Provided records —
====

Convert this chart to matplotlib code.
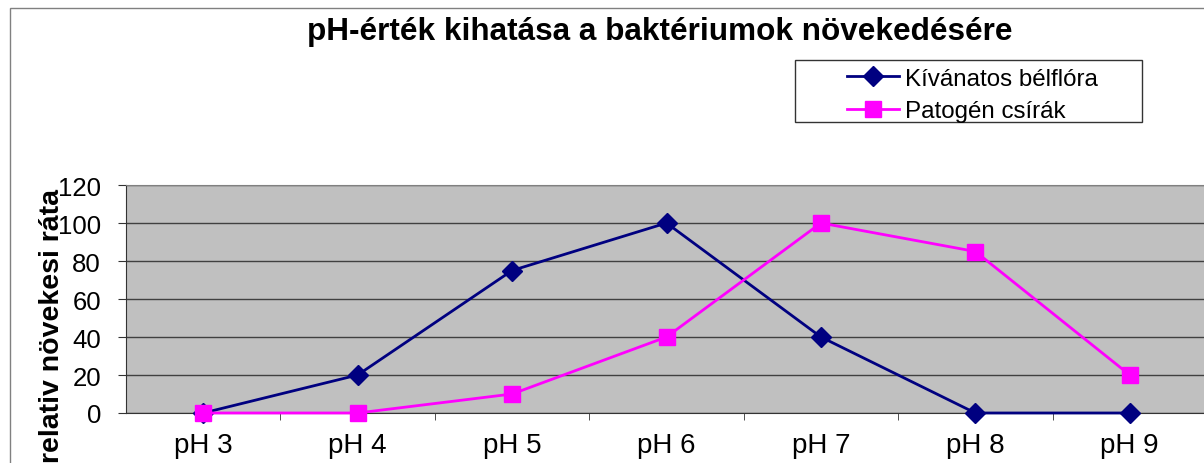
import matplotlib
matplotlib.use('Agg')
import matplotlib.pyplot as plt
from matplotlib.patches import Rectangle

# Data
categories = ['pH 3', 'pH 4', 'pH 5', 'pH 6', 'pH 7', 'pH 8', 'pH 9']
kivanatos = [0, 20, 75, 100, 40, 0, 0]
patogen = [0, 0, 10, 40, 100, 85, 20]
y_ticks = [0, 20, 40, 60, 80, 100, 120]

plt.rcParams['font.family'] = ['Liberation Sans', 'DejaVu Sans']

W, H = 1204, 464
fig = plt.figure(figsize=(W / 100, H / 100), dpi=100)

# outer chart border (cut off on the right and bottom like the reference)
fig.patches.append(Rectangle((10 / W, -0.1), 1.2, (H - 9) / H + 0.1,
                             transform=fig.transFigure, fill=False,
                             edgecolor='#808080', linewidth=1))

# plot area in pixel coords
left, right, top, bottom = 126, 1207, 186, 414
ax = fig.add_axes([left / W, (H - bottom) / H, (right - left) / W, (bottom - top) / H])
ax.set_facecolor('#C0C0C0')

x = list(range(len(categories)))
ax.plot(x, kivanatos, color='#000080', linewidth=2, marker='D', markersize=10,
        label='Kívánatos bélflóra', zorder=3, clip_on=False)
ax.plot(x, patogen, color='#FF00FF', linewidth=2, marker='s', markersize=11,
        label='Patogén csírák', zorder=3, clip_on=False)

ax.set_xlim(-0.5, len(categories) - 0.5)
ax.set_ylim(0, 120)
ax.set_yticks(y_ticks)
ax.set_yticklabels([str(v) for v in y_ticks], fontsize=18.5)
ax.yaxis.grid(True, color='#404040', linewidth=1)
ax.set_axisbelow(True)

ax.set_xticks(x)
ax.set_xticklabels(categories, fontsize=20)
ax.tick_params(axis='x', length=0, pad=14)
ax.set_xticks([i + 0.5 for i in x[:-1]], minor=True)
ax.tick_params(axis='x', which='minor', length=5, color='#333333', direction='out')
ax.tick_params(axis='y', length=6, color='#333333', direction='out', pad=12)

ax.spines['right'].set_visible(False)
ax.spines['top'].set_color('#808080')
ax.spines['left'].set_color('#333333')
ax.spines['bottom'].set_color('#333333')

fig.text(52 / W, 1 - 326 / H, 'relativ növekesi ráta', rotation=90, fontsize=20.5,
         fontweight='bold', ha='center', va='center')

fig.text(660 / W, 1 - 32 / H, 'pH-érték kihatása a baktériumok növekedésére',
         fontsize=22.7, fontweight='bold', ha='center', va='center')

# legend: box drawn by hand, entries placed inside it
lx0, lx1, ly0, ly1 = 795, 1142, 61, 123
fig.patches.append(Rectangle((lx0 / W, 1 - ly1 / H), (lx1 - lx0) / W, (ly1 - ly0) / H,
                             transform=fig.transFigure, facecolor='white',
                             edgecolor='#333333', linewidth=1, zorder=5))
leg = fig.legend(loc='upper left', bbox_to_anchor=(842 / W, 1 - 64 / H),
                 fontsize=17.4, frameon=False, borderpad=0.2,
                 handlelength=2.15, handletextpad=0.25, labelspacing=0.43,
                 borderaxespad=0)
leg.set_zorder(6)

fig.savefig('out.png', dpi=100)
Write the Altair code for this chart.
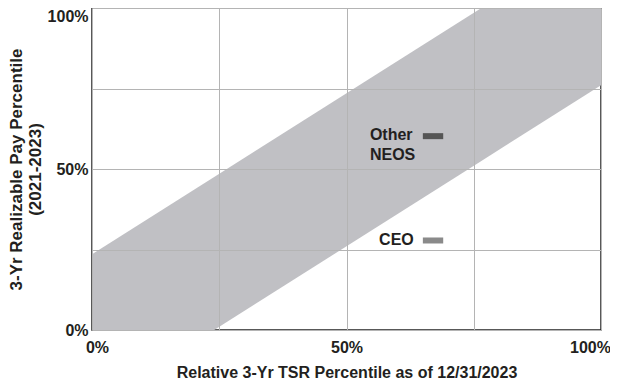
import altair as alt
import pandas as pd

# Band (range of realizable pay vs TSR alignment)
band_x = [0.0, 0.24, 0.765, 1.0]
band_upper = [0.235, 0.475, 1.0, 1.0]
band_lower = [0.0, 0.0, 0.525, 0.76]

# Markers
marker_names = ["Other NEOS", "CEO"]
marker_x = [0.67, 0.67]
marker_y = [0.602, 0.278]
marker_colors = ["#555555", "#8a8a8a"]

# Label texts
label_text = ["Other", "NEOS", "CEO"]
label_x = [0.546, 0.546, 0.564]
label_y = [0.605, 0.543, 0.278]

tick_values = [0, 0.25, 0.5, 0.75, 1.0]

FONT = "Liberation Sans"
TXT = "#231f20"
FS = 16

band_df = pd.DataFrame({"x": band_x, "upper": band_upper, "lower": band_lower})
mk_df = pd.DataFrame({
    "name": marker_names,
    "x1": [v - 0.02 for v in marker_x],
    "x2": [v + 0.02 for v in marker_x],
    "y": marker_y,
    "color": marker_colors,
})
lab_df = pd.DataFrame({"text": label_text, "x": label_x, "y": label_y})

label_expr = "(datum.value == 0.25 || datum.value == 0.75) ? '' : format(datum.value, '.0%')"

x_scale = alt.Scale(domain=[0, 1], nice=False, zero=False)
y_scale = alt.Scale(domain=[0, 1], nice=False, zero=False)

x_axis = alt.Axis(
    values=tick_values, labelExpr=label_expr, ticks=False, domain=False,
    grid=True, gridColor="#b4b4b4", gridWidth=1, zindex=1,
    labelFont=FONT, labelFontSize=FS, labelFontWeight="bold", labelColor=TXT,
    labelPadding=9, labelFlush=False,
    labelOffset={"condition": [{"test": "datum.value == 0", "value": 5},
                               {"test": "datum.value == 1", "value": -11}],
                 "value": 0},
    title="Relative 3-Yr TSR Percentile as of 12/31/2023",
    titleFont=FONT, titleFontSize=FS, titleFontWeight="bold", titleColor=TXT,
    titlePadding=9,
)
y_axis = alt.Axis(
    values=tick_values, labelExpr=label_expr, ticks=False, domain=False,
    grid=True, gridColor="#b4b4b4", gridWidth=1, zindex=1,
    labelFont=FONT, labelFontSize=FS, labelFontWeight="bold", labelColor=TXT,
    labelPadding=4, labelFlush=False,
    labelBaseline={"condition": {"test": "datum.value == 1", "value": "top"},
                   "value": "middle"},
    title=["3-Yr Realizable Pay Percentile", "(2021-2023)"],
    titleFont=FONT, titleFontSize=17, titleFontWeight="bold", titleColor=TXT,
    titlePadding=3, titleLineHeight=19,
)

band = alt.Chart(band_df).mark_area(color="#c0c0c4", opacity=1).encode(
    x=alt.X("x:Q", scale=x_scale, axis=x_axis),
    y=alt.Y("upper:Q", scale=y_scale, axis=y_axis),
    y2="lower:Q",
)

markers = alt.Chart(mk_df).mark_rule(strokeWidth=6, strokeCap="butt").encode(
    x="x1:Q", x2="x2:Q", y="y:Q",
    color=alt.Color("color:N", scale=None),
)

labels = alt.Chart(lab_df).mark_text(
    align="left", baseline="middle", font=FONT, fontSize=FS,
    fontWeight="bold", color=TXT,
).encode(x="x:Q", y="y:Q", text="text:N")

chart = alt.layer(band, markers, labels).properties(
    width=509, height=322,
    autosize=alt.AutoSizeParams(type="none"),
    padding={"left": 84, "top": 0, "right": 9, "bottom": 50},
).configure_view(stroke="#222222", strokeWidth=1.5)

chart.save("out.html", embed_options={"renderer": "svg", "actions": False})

====

Stated task —
Please extract exactly the lines of the data, from the first through the line containing "ax.set_facecolor('#C0C0C0')", and add no pictures to the copy.

Result for this exercise —
Convert this chart to matplotlib code.
import matplotlib
matplotlib.use('Agg')
import matplotlib.pyplot as plt
from matplotlib.patches import Rectangle

# Data
categories = ['pH 3', 'pH 4', 'pH 5', 'pH 6', 'pH 7', 'pH 8', 'pH 9']
kivanatos = [0, 20, 75, 100, 40, 0, 0]
patogen = [0, 0, 10, 40, 100, 85, 20]
y_ticks = [0, 20, 40, 60, 80, 100, 120]

plt.rcParams['font.family'] = ['Liberation Sans', 'DejaVu Sans']

W, H = 1204, 464
fig = plt.figure(figsize=(W / 100, H / 100), dpi=100)

# outer chart border (cut off on the right and bottom like the reference)
fig.patches.append(Rectangle((10 / W, -0.1), 1.2, (H - 9) / H + 0.1,
                             transform=fig.transFigure, fill=False,
                             edgecolor='#808080', linewidth=1))

# plot area in pixel coords
left, right, top, bottom = 126, 1207, 186, 414
ax = fig.add_axes([left / W, (H - bottom) / H, (right - left) / W, (bottom - top) / H])
ax.set_facecolor('#C0C0C0')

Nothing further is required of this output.